…As Ticket Touts Dare Soludo …. Police Set to Enforce Soludo’s Ban
It was a narrow escape for Fides reporter, Alexander Johnson Adejoh, Thursday, when some ticket touts at the popular Unizik Junction, Awka, nearly descended on him for taking their picture while they were collecting money from keke drivers in defiance of the order by Gov Chukwuma Soludo, banning them from operating, Alexander Johnson Adejoh reports.
Governor Soludo had during his inauguration, March 17, directed that commercial vehicle operators, including tricycle and motorcycle drivers, should no longer pay cash to touts operating in the name of revenue generation across the state.
Gov Soludo had said that an acceptable system of revenue collection would be put in place to ensure that people were not unduly taxed. The governor’s decision was hinged on the practice in most towns in the state, where touts are known to print illegal tickets which they use to collect money from drivers.
But days after the order, a keke driver was reportedly beaten by the same touts after he refused to pay money to them for a ticket, reminding them that an order from the state government had been given against that.
It was said that the touts, numbering about three, had accosted the Keke driver at the park close to Unizik Junction and demande the normal N200 fee before commencing the daily business.
The driver however told them that he heard the new governor warning people not to pay cash to anybody henceforth, a statement that infuriated the touts.
The tricycle operator was said to have told them to go and look for something else to be doing, as touting had expired in Anambra State, unless they were the only people who had not heard that Soludo had banned touting in the state.
But the touts insisted on collecting the money and told him they were not ready for jokes.
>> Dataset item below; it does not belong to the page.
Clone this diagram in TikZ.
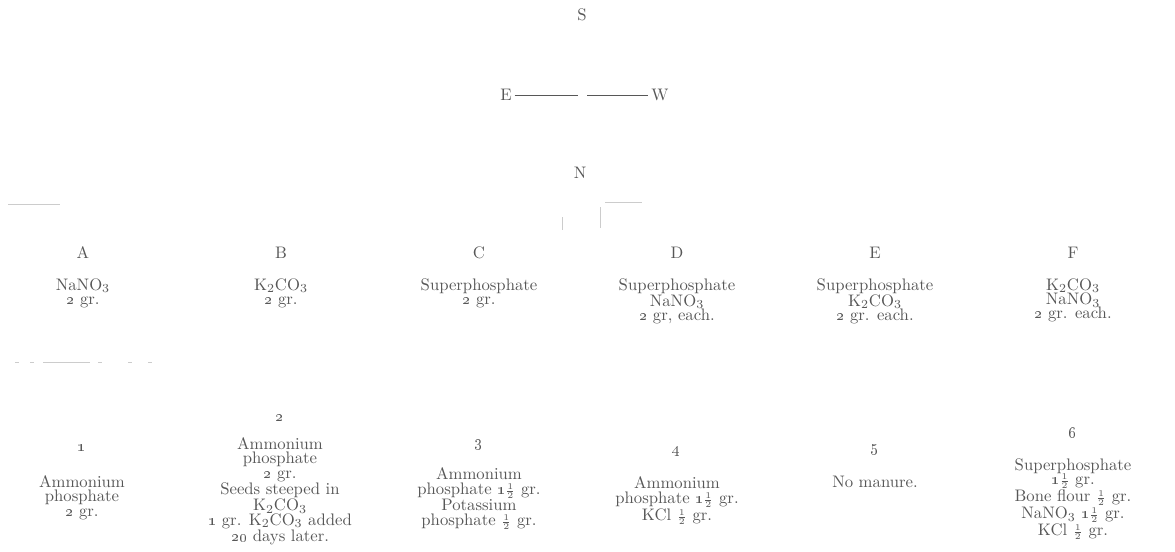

In fact, one of them also told the Keke operator to call Soludo and tell him that they demanded the money.
They also told him that Soludo had just come and did not know how the system operated.
But on Thursday when Fides reporter, Adejoh, went to monitor compliance to the order, he still discovered that the touts were doing their old business and managed to take pictures of them collecting the money when he was spotted by one of them who harshly demanded what he was doing.
The reporter denied doing anything and as the tout menacingly moved towards him and about alerting his gang, the reporter quickly jumped into a vehicle and escaped from their grip.
Following the Anambra State Government’s order banning the activities of touts, popularly known as Agberos, hiding under the umbrella of revenue collectors, Rev Fr Obinna Dike, Fides Deputy Director I, has called on all stakeholders to work towards the actualization of the governor’s directive.
Fr Dike stressed the urgent need for major stakeholders like the police, bus/keke union, and community leaders, to comply with the order, while urging government to find ways to engage the so-called touts with gainful employment.
Speaking to Fides, meanwhile, some of the keke drivers who commended Prof Soludo for his initiative, urged law enforcing agencies to ensure full compliance to the order.
‘It is a welcome development but most of these touts are not willing to surrender as this seems to be their only source of livelihood. I however encourage the Anambra State Government to employ some of the touts who are willing to learn other crafts,’ Mr Uche Obi, a tricycle operator said.
Another keke driver who pleaded anonymity out of fear, said he would continue to pay the touts any amount of money requested of him, as he would rather not lose his life, adding that most of those touts carried deadly weapons.
However, Echeng Echeng, the Commissioner of Police in Anambra State, has ordered police operatives in the state to strictly enforce the state government’s ban on touting and illegal revenue collection.
The police boss, in a statement on Sunday, March 20, charged officers to ensure full compliance to the order, especially at motor parks.
Fides learnt that the CP also warned those engaged in other unlawful acts to desist forthwith, noting that the police and other security agencies had been deployed around the state to arrest anyone caught flouting the order.